The “spoon theory” is a relatively new analogy used by the chronic pain and illness community, where “each spoon represents a finite unit of energy. Healthy people may have an unlimited supply of spoons, but people with chronic illnesses have to ration them just to get through the day.”1 Writer Christine Miserandino coined this term while trying to explain her day as a chronic illness sufferer to a friend. “Each person has a finite number of spoons to use every day. And once you use them, they’re gone. On a relatively high pain day, a simple task can take four spoons, and on a low pain day that same task can take one spoon.”

Here's where things can get tricky. Balancing what we need to do every day with the energy that we have isn’t always graceful. With bodies and feelings and responsibilities that can feel unwieldy at times, it’s important to commit and to stay the course to wellness, whatever it means for you to “be well.”

Things I’ve Learned

Feelings can be our friend or our enemy. When they are the enemy, we must override them with action.

Sadness, pain, and loss are part of life. These feelings in and of themselves are not bad. In fact, it’s important to acknowledge them, because repressed feelings can lead to illness and disease. But when we allow ourselves to become paralyzed by these feelings, consumed by them and allowing them to control our lives, a sense of nihilism can begin to creep in, and that’s when we’re in trouble.

A phrase I’ve come to embrace in lifestyle and practice is this: “Get out of your head and into your body.” It has never let me down! On the days when I’ve played out my excuses like my last round of aces, it’s movement, nature, and being around others that synergistically provide the much-needed reboot and endorphin boost2that are needed to keep going, especially on the hardest of days.

Connection is good. So is honesty.

I’ve lost track of all the times I’ve shown up at my Monday morning bootcamp class late, sharing how hard it was just to get out the door. Countless other friends utter the same sentiments, and by the end of class, we’re all joking and laughing together about how good we feel after moving our bodies for a whole 45 minutes. “I’m so glad I got here.” “Now I can start my week feeling motivated.” The sheer acknowledgment of pushing through our stuck feelings is a bonding force in human nature, and it's one that we all need.

Showing up is the important first step. When we entrust others to help buoy us up, cheer us on, and provide encouragement, not only does it validate our worth, but it also validates theirs.

Good days and bad days are part of life, but inertia feeds on inertia, and growth always lies just outside of your comfort zone.

Source: Riku Lu/Unsplash
Source: Riku Lu/Unsplash

There is a lot of wisdom in the words of Jedi Master Yoda: “Do or do not. There is no try.” This saying is an inspirational reminder that it’s within our power to either move our energy forward, remain stagnant, or slide backward.

Inaction is always an option, and there certainly is value in rest and self-care. But it’s also important to acknowledge that we humans are comfort seekers. We’re programmed to seek the path of least resistance.

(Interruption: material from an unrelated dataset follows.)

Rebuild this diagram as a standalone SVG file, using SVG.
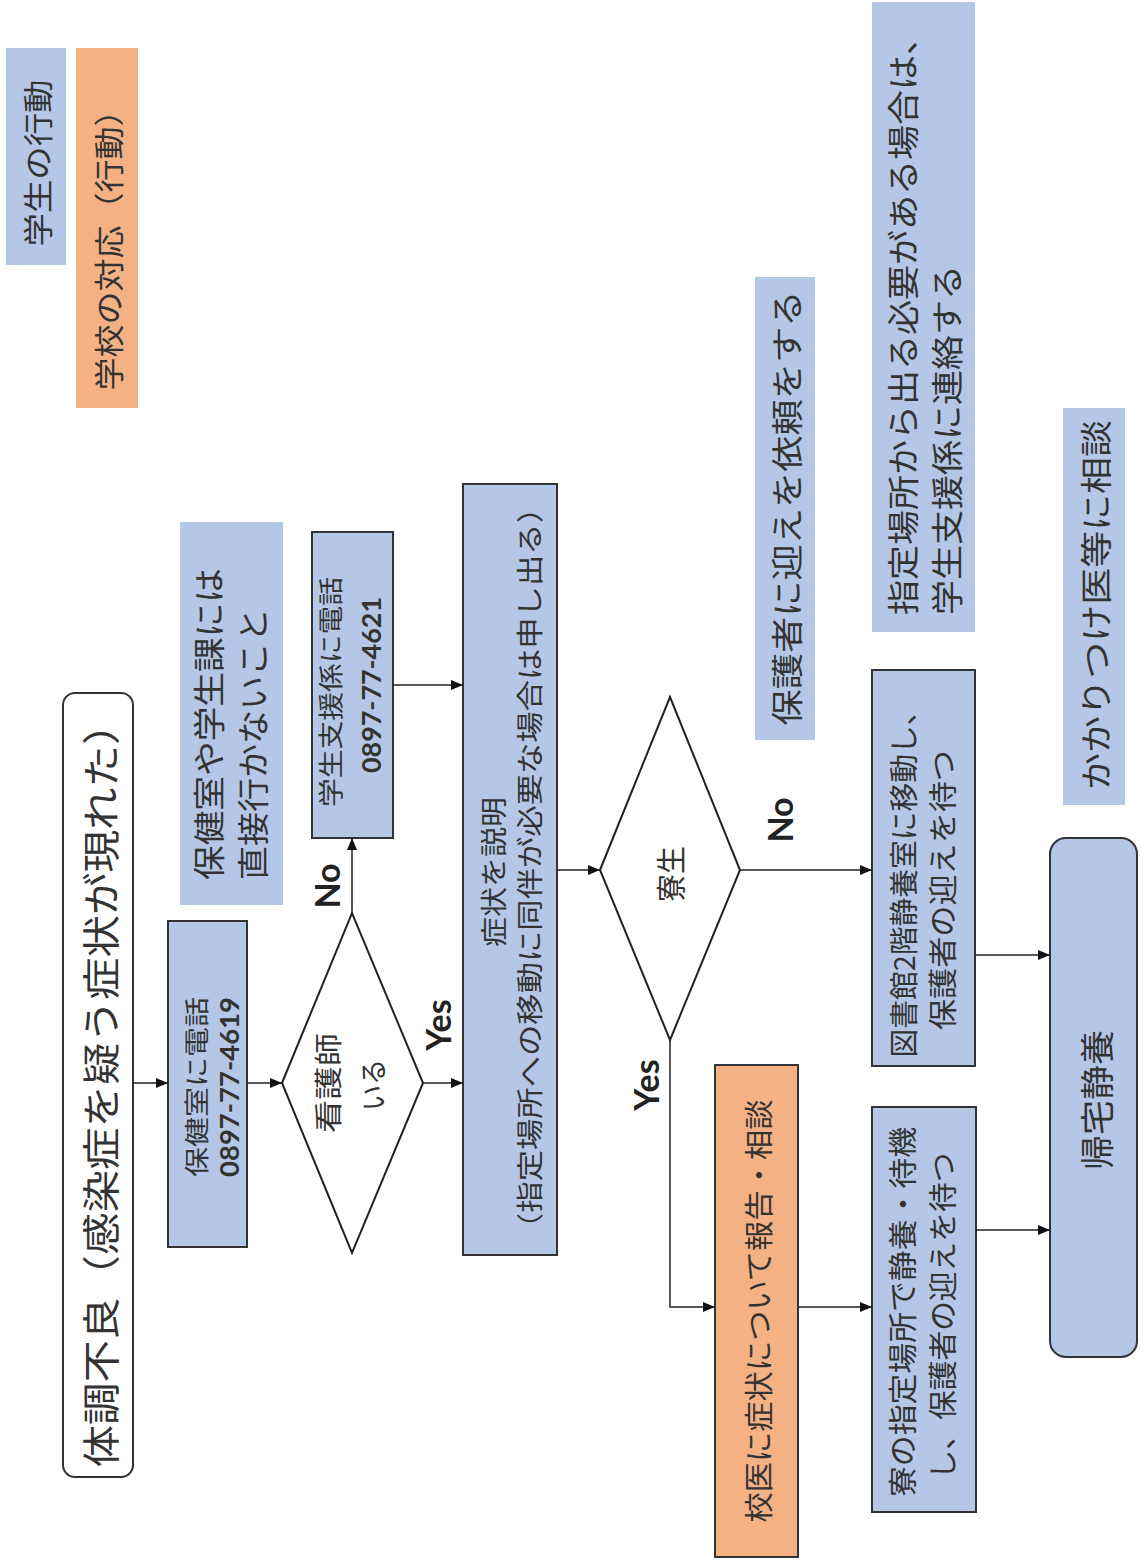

As a person with a disability who works closely with others with challenging life circumstances in health care, it’s not lost on me what a herculean effort it can be just to keep going on some days. Our feelings can keep us trapped and alone with our thoughts. We must resist the urge to remain stuck by committing to something—anything outside of ourselves to keep moving ahead.

To not want to do something, but to do it anyway is one of the best gifts we can give ourselves. The intrinsic reward felt by showing up and committing to something is proof that we’re dynamic beings, meant to move, connect, and inspire one another to keep going.


1. Latifi, Latesa. Spoon theory: What it is and how I use it to manage chronic illness. Washington Post. January 14, 2023.

2. Mayo Clinic. Exercise and stress: Get moving to manage stress.